Pawleys Island, SC – While on a trip to visit friends in Pawleys Island, South Carolina, my hosts kept asking me if I had ever heard of the “Ghost of Alice Flagg.”
Apparently, dear old Alice is buried here, and I MUST pay her a visit.
Alice Flagg was the younger sister of Dr. Allard Flagg. Dr. Flagg is believed to have built The Hermitage, in Murrells Inlet, South Carolina. The home was built in 1848. It was originally the summer home of Methodist minister James Belin.
Alice was a typical southern belle, who at the age of sixteen, met a man whom her family felt wasn’t good enough for her. Alice fell in love with this “lumberman” and had to resort to sneaking about to be with him.
Eventually, the man proposed to Alice and she accepted. Knowing her family wouldn’t approve, she didn’t wear the ring he had given her, instead, she wore it on a ribbon around her neck where she could conceal it in her blouse.
Her family continued to object to their relationship and Alice moved to Charleston. Her fiancé visited her for the Spring Ball and they spent the entire night just dancing away.
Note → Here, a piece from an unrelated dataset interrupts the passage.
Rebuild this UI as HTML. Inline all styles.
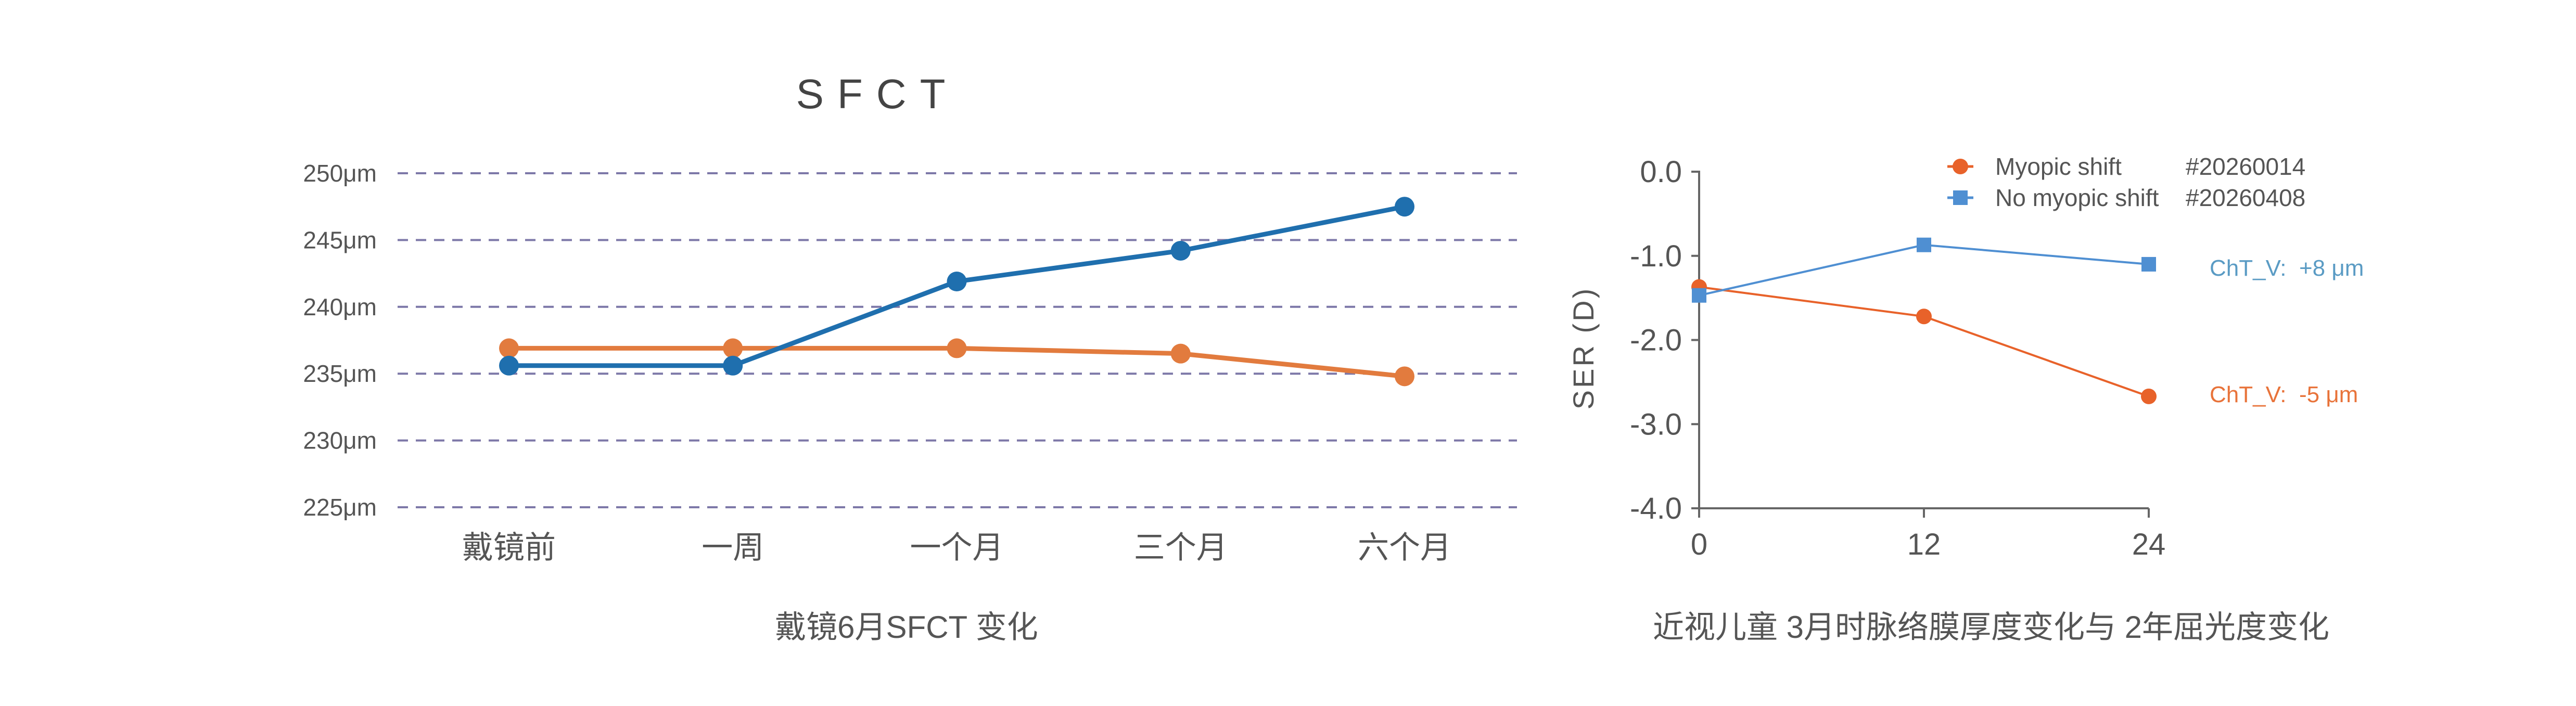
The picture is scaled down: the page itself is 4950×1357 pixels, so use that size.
<!DOCTYPE html>
<html><head><meta charset="utf-8"><style>
html,body{margin:0;padding:0;background:#fff;overflow:hidden}
svg text{font-family:"Liberation Sans","Noto Sans CJK SC",sans-serif;white-space:pre}
</style></head><body>
<svg id="c" width="4950" height="1352" viewBox="0 0 4950 1352" xmlns="http://www.w3.org/2000/svg">
<rect width="4950" height="1352" fill="#fff"/>
<text x="1686" y="208" font-size="80" fill="#444" text-anchor="middle" letter-spacing="26">SFCT</text>
<text x="1742" y="1226" font-size="60" fill="#555" text-anchor="middle">戴镜6月SFCT 变化</text>
<text x="3826" y="1226" font-size="60" fill="#555" text-anchor="middle">近视儿童 3月时脉络膜厚度变化与 2年屈光度变化</text>
<g id="L"></g><g id="R"></g>
</svg>
<script>
const ns="http://www.w3.org/2000/svg";
function mk(p,t,a){const e=document.createElementNS(ns,t);for(const k in a)e.setAttribute(k,a[k]);p.appendChild(e);return e;}
// Left chart data
const leftCategories=["戴镜前","一周","一个月","三个月","六个月"];
const leftTicks=[225,230,235,240,245,250];
const blueSeries=[235.6,235.6,241.9,244.2,247.5];
const orangeSeries=[236.9,236.9,236.9,236.5,234.8];
// Right chart data
const rightX=[0,12,24];
const rightYTicks=[0,-1,-2,-3,-4];
const myopicShift=[-1.37,-1.72,-2.67];
const noMyopicShift=[-1.47,-0.87,-1.10];

const L=document.getElementById('L');
const lx=i=>978+i*430.25;
const ly=v=>975-(v-225)*(975-333)/25;
leftTicks.forEach(t=>{
  const g=mk(L,'line',{x1:764,x2:2915,y1:ly(t),y2:ly(t),stroke:'#7d78a8','stroke-width':4,'stroke-dasharray':'20 15'});
  
  
  const tx=mk(L,'text',{x:724,y:ly(t)+16,'font-size':46,fill:'#555','text-anchor':'end'});tx.textContent=t+'μm';
  
  
});
leftCategories.forEach((c,i)=>{
  const tx=mk(L,'text',{x:lx(i),y:1073,'font-size':60,fill:'#555','text-anchor':'middle'});tx.textContent=c;
  
  
});
function lseries(p,arr,col,name,xf,yf,w,r,sq){
  const pl=mk(p,'polyline',{points:arr.map((v,i)=>xf(i)+','+yf(v)).join(' '),fill:'none',stroke:col,'stroke-width':w});
  
  
  arr.forEach((v,i)=>{
    let m;
    if(sq) m=mk(p,'rect',{x:xf(i)-r,y:yf(v)-r,width:2*r,height:2*r,fill:col});
    else m=mk(p,'circle',{cx:xf(i),cy:yf(v),r:r,fill:col});
    
    
  });
}
lseries(L,orangeSeries,'#e27b3e','orange-series',lx,ly,9,19);
lseries(L,blueSeries,'#1f6fae','blue-series',lx,ly,9,19);

const R=document.getElementById('R');
const rx=v=>3265+v*(4129-3265)/24;
const ry=v=>330+(-v)*(977-330)/4;
const ax=mk(R,'polyline',{points:`3250,${ry(0)} 3265,${ry(0)} 3265,${ry(-4)} ${rx(24)},${ry(-4)}`,fill:'none',stroke:'#666','stroke-width':4});


rightYTicks.forEach(t=>{
  const l=mk(R,'line',{x1:3250,x2:3265,y1:ry(t),y2:ry(t),stroke:'#666','stroke-width':4});
  
  
  const tx=mk(R,'text',{x:3232,y:ry(t)+20,'font-size':58,fill:'#555','text-anchor':'end'});tx.textContent=t.toFixed(1);
  
  
});
rightX.forEach(t=>{
  const l=mk(R,'line',{x1:rx(t),x2:rx(t),y1:ry(-4),y2:ry(-4)+18,stroke:'#666','stroke-width':4});
  
  
  const tx=mk(R,'text',{x:rx(t),y:1066,'font-size':58,fill:'#555','text-anchor':'middle'});tx.textContent=t;
  
  
});
const yt=mk(R,'text',{x:0,y:0,'font-size':56,fill:'#555','text-anchor':'middle',transform:'translate(3062,669) rotate(-90)','letter-spacing':4});yt.textContent='SER (D)';


const rxi=i=>rx(rightX[i]);
lseries(R,myopicShift,'#e8622a','myopic-shift',rxi,ry,4,15);
lseries(R,noMyopicShift,'#4f8fd2','no-myopic-shift',rxi,ry,4,14,true);
// legend
[[320,'#e8622a','Myopic shift','#20260014',false],[380,'#4f8fd2','No myopic shift','#20260408',true]].forEach(([y,c,a,b,sq],k)=>{
  const ln=mk(R,'line',{x1:3742,x2:3792,y1:y,y2:y,stroke:c,'stroke-width':5});
  
  
  const m=sq?mk(R,'rect',{x:3753,y:y-14,width:28,height:28,fill:c}):mk(R,'circle',{cx:3767,cy:y,r:15,fill:c});
  
  
  const t1=mk(R,'text',{x:3834,y:y+16,'font-size':46,fill:'#555'});t1.textContent=a;
  
  
  const t2=mk(R,'text',{x:4200,y:y+16,'font-size':46,fill:'#555'});t2.textContent=b;
  
  
});
const a1=mk(R,'text',{x:4246,y:530,'font-size':44,fill:'#5a9bc4'});a1.textContent='ChT_V:  +8 μm';


const a2=mk(R,'text',{x:4246,y:773,'font-size':44,fill:'#e8733a'});a2.textContent='ChT_V:  -5 μm';


</script>
</body></html>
Her family was not in Charleston, and it was the happiest night of her life.
Alice then fell ill with a fever that was prevelant in the area at the time. Dr. Flagg came to take his sister home and when he was caring for her, he noticed the ring.
Furious, Dr. Flagg ripped the ribbon from her neck and flung it into the nearby creek. Alice, near death, begged her family and friends to find the ring.
It was never found.
She died the following week and was eventually buried at the All Saints Church. The story goes that her ghost still wanders the halls of the Hermitage and visitors have said they have seen her spirit in the mirror of her room.
It’s believed that she’s still looking for the ring.
Visitors to her grave always bring something “round” to place on her grave as a tribute to her and the ring. Once you give your gift, you are to walk around the grave three times and if her spirit is there, then you will feel a “tug” on the ring you’re wearing.
I didn’t see or “feel” the ghost of Alice Flagg on my visit, but her story is intriguing.
I love the people, places AND ghosts I meet on this bike.